Culturellement il s'agit également de permettre et de prolonger la
réalisation de ce qui nous rassure, la préservation de notre pré
carré, qui nous rapproche un peu plus de notre quête de confort,
d’une quête d’assouvissement immédiat, de nos schémas
d’appropriation qui établissent des points de références à la
saveur conservatrice auxquels bon nombre d'opérateurs sont voués.
Les
dieux du monde de la danse, du théâtre, du cirque dans une
formidable coalition étatique et transnationale, à tous les
échelons hiérarchiques, opèrent inlassablement le lissage envers
tout ce qui pourrait en soit devenir sacrilège, qui pourrait
déclencher un inversement des tendances, une libéralisation des
formes et des formats. La peur est à tous les étages, le Vigipirate
culturel réunissant pour le grand essorage une formidable armée de
petits soldats qui ont mission d’établir des normes drastiques en
terme de chiffres, de fréquentation, d’accessibilité à l’oeuvre
dans le sens de sa simplification, qu’elle soit de nature non
sauvage, non étrangère, de forme et de fonction répertoriées.
Dans
cet état d'urgence et ce gros bordel d'apeurés, reste malgré tout
notre pouvoir créatif. N'y aurait il pas alors la place pour une
création commune, une grande vague de mise en jeu sur scène ou dans
l'espace public où que nous soyons, qui constituerait un grand
mouvement d'actions multiples provenant du monde chorégraphique
français. Nos outils, nos vocabulaires, nos langages iraient ainsi
vers l'évocation commune d'une volonté de changement et de
l'établissement d'une nouvelle politique de la danse. Il s'agira
ainsi de corps ré-acteurs réunis autour de l'idée simple de nos
revendications communes exprimées à travers des œuvres et des
procédés d'actualité. Des actions politiques en ce sens qu'elles
ouvriraient une voie à de nouvelles formulations esthétiques et
procédurales proposées dans un contexte historique et exceptionnel
de remise en cause.
Les
CCN pourraient ils être des lieux relais ou d'occupation de ces
processus de création d'une courte durée mais répétés au moins
une semaine par mois. Ces périodes seraient ouvertes aux collectifs
et individus désireux de participer à ce mouvement d'intégration.
Un
mouvement de convergence de nos luttes respectives mais que nous ne
pouvons plus aujourd'hui extraire de la globalité des luttes qui
s'engagent mondialement. Il s'agirait d'un décentrage concerté dans
la profession pour s'exercer à la construction fondatrice d'un
nouvel équilibre. Un élan artistique et politique réactif qui
préside à ce désir de rester debout, issu d'un constat
de notre incapacité à accepter les conditions et les systèmes dont
nous devrions nous satisfaire et envers lesquels nous sommes sans
doute tout à fait inadaptés. Personnellement, à l'échelle du
territoire sur lequel je vis j'aurais aimé témoigner d'une genèse
de l'émergence anticonformiste et résistante, au lieu de cela, sans
doute habité d'un brin de folie qui dilue ma peur, je dis Merde !

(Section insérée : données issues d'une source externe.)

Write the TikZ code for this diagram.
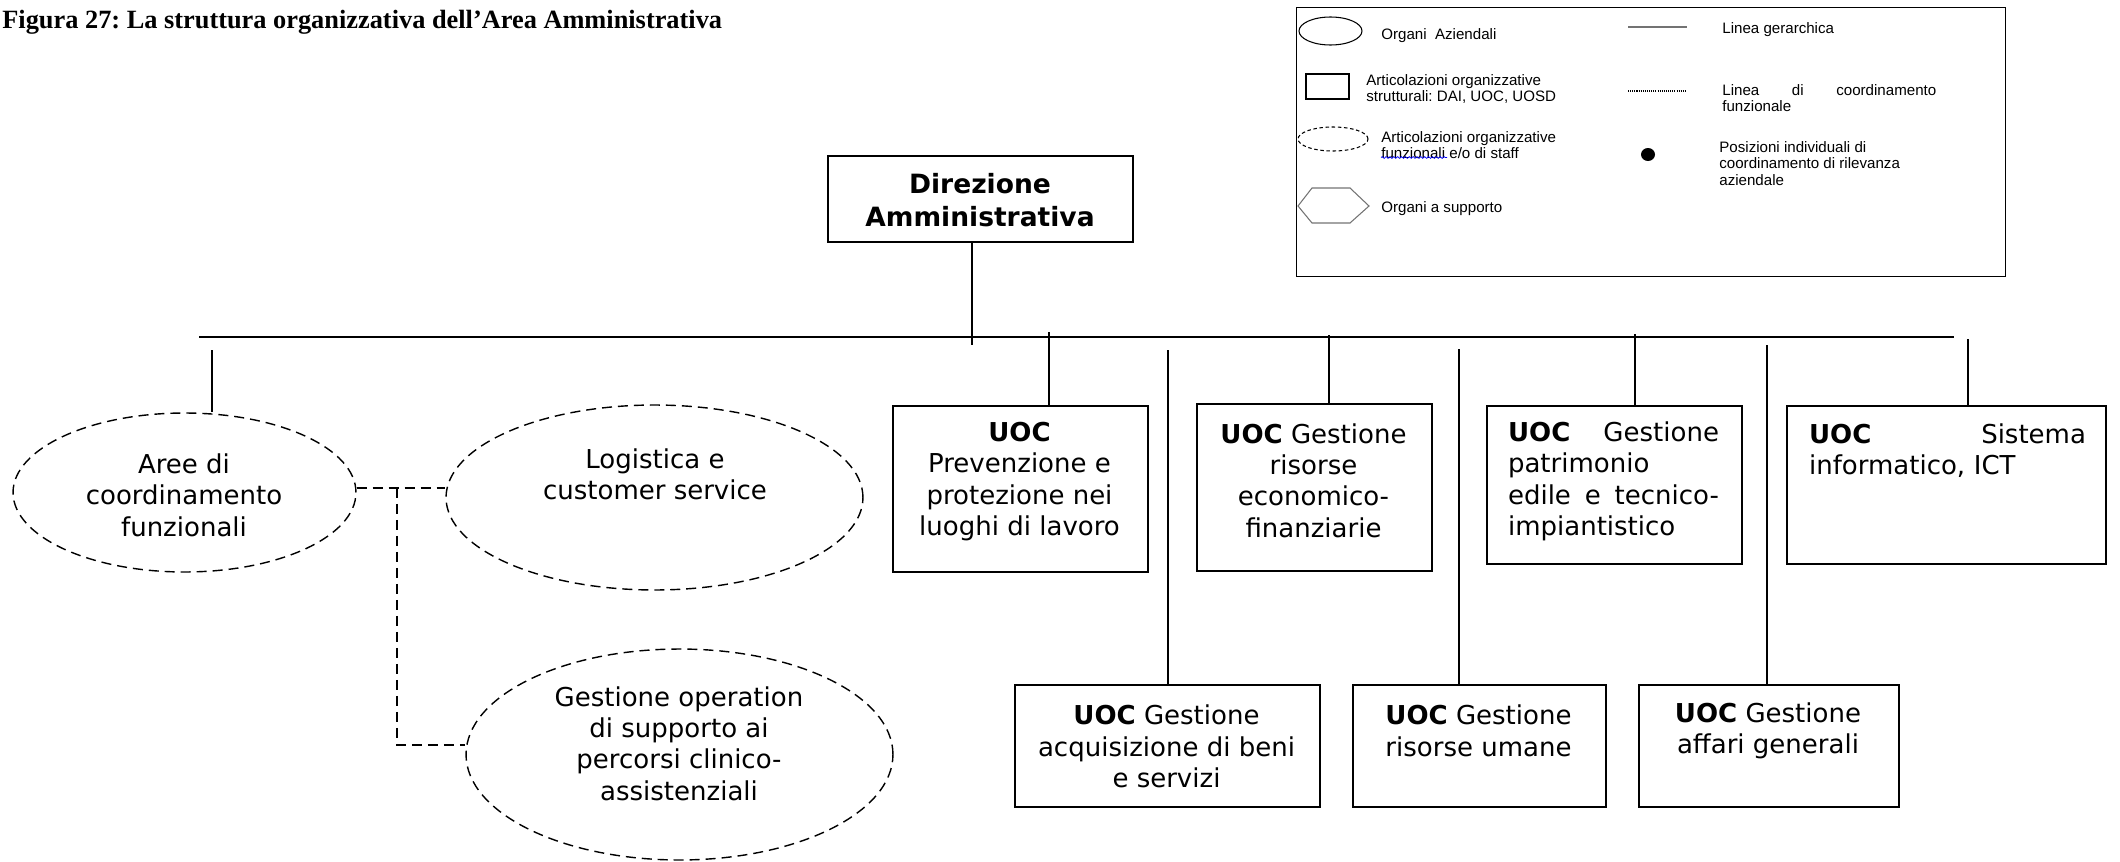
\documentclass[tikz,border=0pt]{standalone}
\usepackage{fontspec}
\usepackage{tikz}
\usetikzlibrary{shapes.geometric,decorations.pathmorphing}
\newfontfamily\verdfont{DejaVu Sans}
\newfontfamily\arialfont{Liberation Sans}
\newfontfamily\timesfont{Liberation Serif}
\definecolor{legendgray}{rgb}{0.45,0.45,0.45}
\frenchspacing

\begin{document}
\begin{tikzpicture}[x=0.02cm, y=-0.02cm,
    box/.style={draw, line width=1pt, inner sep=0pt, anchor=north west},
    blob/.style={draw, ellipse, line width=0.8pt, dash pattern=on 5.7pt off 3.4pt, inner sep=0pt},
    txt/.style={inner sep=0pt, align=center, font=\verdfont\fontsize{14.8}{17.9}\selectfont},
    legtxt/.style={inner sep=0pt, anchor=west, align=left, font=\arialfont\fontsize{8.6}{9.3}\selectfont},
    hline/.style={line width=0.85pt},
    fline/.style={line width=0.8pt, dash pattern=on 5.7pt off 3.4pt}]

    \useasboundingbox (0,0) rectangle (2120,862);

    \node[anchor=base west, inner sep=0pt, font=\timesfont\bfseries\fontsize{15}{17}\selectfont]
      (title) at (2,29) {Figura 27: La struttura organizzativa dell’Area Amministrativa};

    % legenda
    \node[box, line width=0.8pt, minimum width=14.18cm, minimum height=5.38cm] (legend) at (1296,7) {};

    \node[draw, ellipse, line width=0.6pt, minimum width=1.26cm, minimum height=0.56cm, inner sep=0pt]
      (symOrg) at (1330.5,31) {};
    \node[legtxt] (legOrg) at (1381,36) {Organi~ Aziendali};

    \node[draw, line width=0.8pt, minimum width=0.86cm, minimum height=0.5cm, inner sep=0pt]
      (symBox) at (1327.5,86.5) {};
    \node[legtxt] (legBox) at (1366,89) {Articolazioni organizzative\\strutturali: DAI, UOC, UOSD};

    \node[draw, ellipse, line width=0.6pt, dash pattern=on 2pt off 1.5pt, minimum width=1.4cm, minimum height=0.48cm, inner sep=0pt]
      (symStaff) at (1333,139) {};
    \node[legtxt] (legStaff) at (1381,145) {Articolazioni organizzative\\funzionali e/o di staff};
    \draw[blue, line width=0.4pt, decorate, decoration={snake, amplitude=0.5pt, segment length=2.2pt}]
      (1381,157.5) -- (1447,157.5);

    \draw[line width=0.6pt, legendgray]
      (1298,206) -- (1312,188) -- (1350,188) -- (1369,206) -- (1350,223) -- (1312,223) -- cycle;
    \node[legtxt] (legSup) at (1381,209) {Organi a supporto};

    \draw[line width=1.1pt, legendgray] (1628,27) -- (1687,27);
    \node[legtxt] (legGer) at (1722,30) {Linea gerarchica};

    \draw[line width=1.2pt, dash pattern=on 0.6pt off 0.6pt] (1628,91) -- (1687,91);
    \node[legtxt, text width=4.28cm] (legCoord) at (1722,98) {Linea\hfill di\hfill coordinamento\\funzionale};

    \fill (1648,154.5) ellipse (0.14cm and 0.13cm);
    \node[legtxt] (legPos) at (1719,163.5) {Posizioni individuali di\\coordinamento di rilevanza\\aziendale};

    % direzione
    \node[box, minimum width=6.10cm, minimum height=1.72cm] (dir) at (827,155) {};
    \node[txt, font=\verdfont\bfseries\fontsize{15.1}{18.8}\selectfont] (dirT) at (980,200.5) {Direzione\\Amministrativa};

    \coordinate (barW) at (199,337);
    \coordinate (barE) at (1954,337);
    \draw[hline] (barW) -- (barE);
    \coordinate (dirS) at (972,345);
    \draw[hline] (dirS |- dir.south) -- (dirS);

    % UOC, prima fila
    \node[box, minimum width=5.10cm, minimum height=3.32cm] (prev) at (892,405) {};
    \node[txt] (prevT) at (1019.5,481.5) {\textbf{UOC}\\Prevenzione e\\protezione nei\\luoghi di lavoro};

    \node[box, minimum width=4.70cm, minimum height=3.34cm] (econ) at (1196,403) {};
    \node[txt] (econT) at (1313.5,480.5) {\textbf{UOC} Gestione\\risorse\\economico-\\finanziarie};

    \node[box, minimum width=5.10cm, minimum height=3.16cm] (patr) at (1486,405) {};
    \node[txt, align=left, text width=4.22cm] (patrT) at (1613.5,481.5)
      {\textbf{UOC}\hfill Gestione\\patrimonio\\edile\hfill e\hfill tecnico-\\impiantistico};

    \node[box, minimum width=6.38cm, minimum height=3.16cm] (sist) at (1786,405) {};
    \node[txt, align=left, text width=5.54cm] (sistT) at (1947.5,450.5) {\textbf{UOC}\hfill Sistema\\informatico, ICT};

    % UOC, seconda fila
    \node[box, minimum width=6.10cm, minimum height=2.44cm] (acq) at (1014,684) {};
    \node[txt] (acqT) at (1166.5,746.5) {\textbf{UOC} Gestione\\acquisizione di beni\\e servizi};

    \node[box, minimum width=5.06cm, minimum height=2.44cm] (uman) at (1352,684) {};
    \node[txt] (umanT) at (1478.5,731) {\textbf{UOC} Gestione\\risorse umane};

    \node[box, minimum width=5.20cm, minimum height=2.44cm] (aff) at (1638,684) {};
    \node[txt] (affT) at (1768,731) {\textbf{UOC} Gestione\\affari generali};

    % aree funzionali
    \node[blob, minimum width=6.86cm, minimum height=3.18cm] (aree) at (184.5,492.5) {};
    \node[txt] (areeT) at (184,495) {Aree di\\coordinamento\\funzionali};

    \node[blob, minimum width=8.34cm, minimum height=3.70cm] (logi) at (654.5,497.5) {};
    \node[txt] (logiT) at (655,474.5) {Logistica e\\customer service};

    \node[blob, minimum width=8.54cm, minimum height=4.22cm] (gest) at (679.5,754.5) {};
    \node[txt] (gestT) at (679,743.5) {Gestione operation\\di supporto ai\\percorsi clinico-\\assistenziali};

    \coordinate (fork) at (397,488);
    \coordinate (elbow) at (397,745);
    \draw[fline] (aree.east |- fork) -- (logi.west |- fork);
    \draw[fline] (fork) -- (elbow) -- (elbow -| gest.west);

    % linee gerarchiche
    \foreach \n/\x/\y in {aree/212/350, prev/1049/332, econ/1329/335, patr/1635/334,
                          sist/1968/339, acq/1168/350, uman/1459/349, aff/1767/345}
    {
      \coordinate (\n top) at (\x,\y);
      \draw[hline] (\n top) -- (\n top |- \n.north);
    }
  \end{tikzpicture}
\end{document}
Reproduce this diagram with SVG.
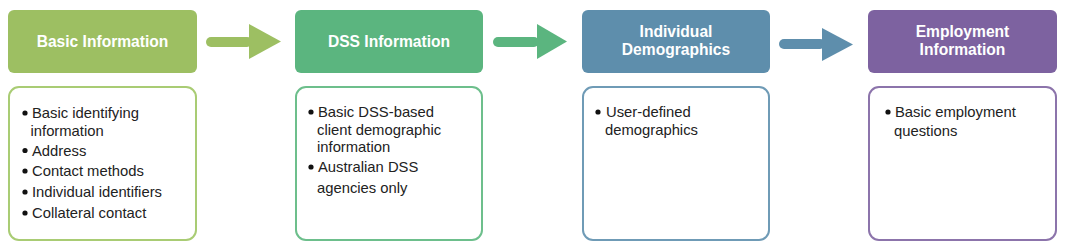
<svg xmlns="http://www.w3.org/2000/svg" width="1069" height="249" viewBox="0 0 1069 249">
<style>
.hd{font-family:"Liberation Sans",Arial,sans-serif;font-weight:bold;font-size:15.6px;fill:#ffffff;text-anchor:middle}
.bd{font-family:"Liberation Sans",Arial,sans-serif;font-size:14.8px;fill:#222222}
.body{fill:#ffffff;stroke-width:2}
</style>
<rect width="1069" height="249" fill="#ffffff"/>
<g id="connectors">
<g fill="#9dbf62" stroke="none"><rect x="206" y="37" width="46" height="10" rx="5"/><polygon points="249,24 281,41.5 249,59"/></g>
<g fill="#5bb57f" stroke="none"><rect x="493" y="37" width="46" height="10" rx="5"/><polygon points="537,24 567,41.5 537,59"/></g>
<g fill="#5e8eac" stroke="none"><rect x="779" y="39" width="46" height="10" rx="5"/><polygon points="822,28 853,44.5 822,61"/></g>
</g>
<g id="basic-info">
<rect x="8" y="10" width="189" height="63" rx="6" fill="#9dbf62"/>
<text class="hd" x="102.5" y="46.5">Basic Information</text>
<rect class="body" x="9" y="87" width="187" height="153" rx="10" stroke="#a9cc74"/>
<g class="bd">
<circle cx="25" cy="113" r="2.6" fill="#111"/>
<text x="32" y="118">Basic identifying</text>
<text x="30.5" y="136">information</text>
<circle cx="25" cy="150.5" r="2.6" fill="#111"/>
<text x="32" y="155.5">Address</text>
<circle cx="25" cy="171" r="2.6" fill="#111"/>
<text x="32" y="176">Contact methods</text>
<circle cx="25" cy="192" r="2.6" fill="#111"/>
<text x="32" y="197">Individual identifiers</text>
<circle cx="25" cy="213" r="2.6" fill="#111"/>
<text x="32" y="218">Collateral contact</text>
</g>
</g>
<g id="dss-info">
<rect x="295" y="10" width="188" height="63" rx="6" fill="#5bb57f"/>
<text class="hd" x="389" y="46.5">DSS Information</text>
<rect class="body" x="296" y="87" width="186" height="153" rx="10" stroke="#6dbf8c"/>
<g class="bd">
<circle cx="311" cy="112" r="2.6" fill="#111"/>
<text x="318" y="117">Basic DSS-based</text>
<text x="317" y="134.5">client demographic</text>
<text x="317" y="152">information</text>
<circle cx="311" cy="167" r="2.6" fill="#111"/>
<text x="318" y="172">Australian DSS</text>
<text x="317" y="193">agencies only</text>
</g>
</g>
<g id="individual-demographics">
<rect x="582" y="10" width="188" height="63" rx="6" fill="#5e8eac"/>
<text class="hd" x="676" y="37">Individual</text>
<text class="hd" x="676" y="55">Demographics</text>
<rect class="body" x="583" y="87" width="186" height="153" rx="10" stroke="#6f9bb6"/>
<g class="bd">
<circle cx="598" cy="112" r="2.6" fill="#111"/>
<text x="606" y="117">User-defined</text>
<text x="605" y="134.5">demographics</text>
</g>
</g>
<g id="employment-info">
<rect x="868" y="10" width="189" height="63" rx="6" fill="#7d62a0"/>
<text class="hd" x="962.5" y="37">Employment</text>
<text class="hd" x="962.5" y="55">Information</text>
<rect class="body" x="869" y="87" width="187" height="153" rx="10" stroke="#8c74ab"/>
<g class="bd">
<circle cx="888" cy="112" r="2.6" fill="#111"/>
<text x="895" y="117">Basic employment</text>
<text x="894" y="136">questions</text>
</g>
</g>
</svg>
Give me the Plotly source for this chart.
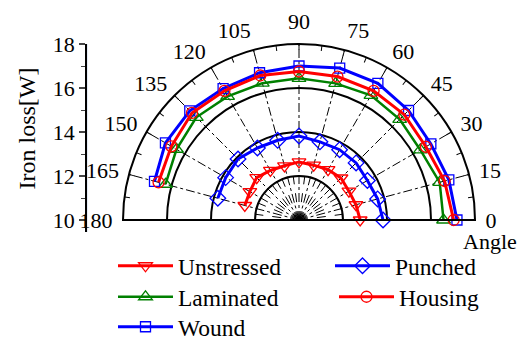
import plotly.graph_objects as go

# ---------------- data ----------------
angles = [0, 15, 30, 45, 60, 75, 90, 105, 120, 135, 150, 165]
unstressed = [12.78, 12.68, 12.62, 12.70, 12.64, 12.58, 12.64, 12.55, 12.60, 12.72, 12.58, 12.55]
punched = [13.82, 13.70, 13.59, 13.67, 13.69, 13.68, 13.82, 13.75, 13.78, 13.92, 13.85, 13.82]
laminated = [16.57, 16.62, 16.37, 16.47, 16.54, 16.43, 16.44, 16.44, 16.49, 16.60, 16.43, 16.28]
wound = [17.18, 17.05, 16.92, 17.04, 17.17, 17.15, 17.00, 16.93, 16.90, 17.02, 17.01, 16.80]
housing = [17.03, 16.85, 16.66, 16.77, 16.78, 16.75, 16.75, 16.80, 16.78, 16.88, 16.70, 16.61]

angle_ticks = [0, 15, 30, 45, 60, 75, 90, 105, 120, 135, 150, 165, 180]
angle_minor_ticks = [7.5, 22.5, 37.5, 52.5, 67.5, 82.5, 97.5, 112.5, 127.5, 142.5, 157.5, 172.5]
radial_circles = [12, 14, 16, 18]
loss_ticks = [10, 12, 14, 16, 18]
loss_minor_ticks = [11, 13, 15, 17]
radial_range = [10, 18]
inner_range = [10, 12]

# ---------------- geometry / style ----------------
W, H = 528, 340
OFF = 8          # page body margin offset
cx, cy, R = 299, 220, 176
R_inner = R * (inner_range[1] - inner_range[0]) / (radial_range[1] - radial_range[0])
FONT = "Liberation Serif"


def px_x(v):
    return (v - OFF) / W


def px_y(v):
    return (H - (v - OFF)) / H


series = [
    dict(name="Unstressed", r=unstressed, color="#FF0000", symbol="triangle-down-open", size=12, width=3,
         leg="legend", lx=113, ly=266),
    dict(name="Punched", r=punched, color="#0000FF", symbol="diamond-open", size=12, width=3,
         leg="legend2", lx=330, ly=266),
    dict(name="Laminated", r=laminated, color="#008000", symbol="triangle-up-open", size=12, width=2.5,
         leg="legend3", lx=113, ly=297),
    dict(name="Wound", r=wound, color="#0000FF", symbol="square-open", size=10, width=3,
         leg="legend5", lx=113, ly=327),
    dict(name="Housing", r=housing, color="#FF0000", symbol="circle-open", size=11, width=3,
         leg="legend4", lx=334, ly=297),
]

fig = go.Figure()
for s in series:
    fig.add_trace(go.Scatterpolar(
        r=s["r"], theta=angles, name=s["name"], mode="lines+markers",
        line=dict(color=s["color"], width=s["width"]),
        marker=dict(symbol=s["symbol"], size=s["size"], color=s["color"],
                    line=dict(color=s["color"], width=1.3)),
        legend=s["leg"], subplot="polar", showlegend=True,
    ))

# empty traces to create overlay subplots
fig.add_trace(go.Scatterpolar(r=[], theta=[], subplot="polar2", showlegend=False, hoverinfo="skip"))
fig.add_trace(go.Scatterpolar(r=[], theta=[], subplot="polar3", showlegend=False, hoverinfo="skip"))
fig.add_trace(go.Scatter(x=[], y=[], xaxis="x", yaxis="y", showlegend=False, hoverinfo="skip"))

dom_x = [px_x(cx - R), px_x(cx + R)]
dom_y = [px_y(cy), px_y(cy - R)]
dom_x_in = [px_x(cx - R_inner), px_x(cx + R_inner)]
dom_y_in = [px_y(cy), px_y(cy - R_inner)]

all_tick_angles = sorted(angle_ticks + angle_minor_ticks)

layout = dict(
    width=W, height=H,
    margin=dict(l=0, r=0, t=0, b=0, pad=0, autoexpand=False),
    showlegend=True,
    paper_bgcolor="white",
    font=dict(family=FONT, size=22, color="black"),
    polar=dict(
        domain=dict(x=dom_x, y=dom_y),
        sector=[0, 180],
        bgcolor="white",
        radialaxis=dict(range=radial_range, tickvals=radial_circles, showticklabels=False,
                        ticks="", showline=False, gridcolor="black", gridwidth=1.6),
        angularaxis=dict(tickvals=angle_ticks, direction="counterclockwise", rotation=0,
                         ticks="outside", ticklen=5, tickcolor="rgba(0,0,0,0)",
                         showline=True, linecolor="black", linewidth=2,
                         gridcolor="black", gridwidth=1, griddash="dashdot",
                         tickfont=dict(family=FONT, size=22)),
    ),
    polar2=dict(
        domain=dict(x=dom_x, y=dom_y),
        sector=[0, 180],
        bgcolor="rgba(0,0,0,0)",
        radialaxis=dict(range=radial_range, visible=False),
        angularaxis=dict(tickvals=all_tick_angles, direction="counterclockwise", rotation=0,
                         ticks="inside", ticklen=5, tickcolor="black", tickwidth=1.2,
                         showticklabels=False, showgrid=False, showline=False),
    ),
    polar3=dict(
        domain=dict(x=dom_x_in, y=dom_y_in),
        sector=[0, 180],
        bgcolor="rgba(0,0,0,0)",
        radialaxis=dict(range=inner_range, visible=False),
        angularaxis=dict(tickvals=angle_minor_ticks, direction="counterclockwise", rotation=0,
                         ticks="", showticklabels=False, showline=False,
                         showgrid=True, gridcolor="black", gridwidth=1, griddash="dash"),
    ),
    xaxis=dict(domain=[px_x(87), px_x(88)], visible=False, range=[0, 1]),
    yaxis=dict(domain=[px_y(cy + 12.1), px_y(cy - R)], range=[9.45, 18],
               anchor="x", side="left", tickvals=loss_ticks, ticks="outside", ticklen=6,
               tickwidth=1.5, showline=True, linecolor="black", linewidth=1.5,
               showgrid=False, zeroline=False, tickfont=dict(family=FONT, size=22),
               minor=dict(tickvals=loss_minor_ticks, ticks="outside", ticklen=4, tickwidth=1.2,
                          showgrid=False)),
    annotations=[
        dict(text="Iron loss[W]", x=px_x(27), y=px_y(128.5), xref="paper", yref="paper",
             textangle=-90, showarrow=False, font=dict(family=FONT, size=24),
             xanchor="center", yanchor="middle"),
        dict(text="Angle", x=px_x(490), y=px_y(241), xref="paper", yref="paper",
             showarrow=False, font=dict(family=FONT, size=22),
             xanchor="center", yanchor="middle"),
    ],
)

for s in series:
    layout[s["leg"]] = dict(x=px_x(s["lx"]), y=px_y(s["ly"]), xanchor="left", yanchor="middle",
                            itemwidth=55, bgcolor="rgba(0,0,0,0)", borderwidth=0,
                            font=dict(family=FONT, size=23.5))

fig.update_layout(**layout)
fig.write_html("out.html")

nous sommes encore à devoir combattre et supporter l'académisme des
formes et des pensées à travers des maîtres lieux qui n'ont plus
de sens contemporain. C'est d'un ennui démesuré aujourd'hui, alors
que nous le savons bien, les prises de risque et les renouvellements
de nos pensées, les mutations, la régénération de nos modalités
de croisements et de gouvernance en société sont à la base de la
germination de l'élan et de l'émergence.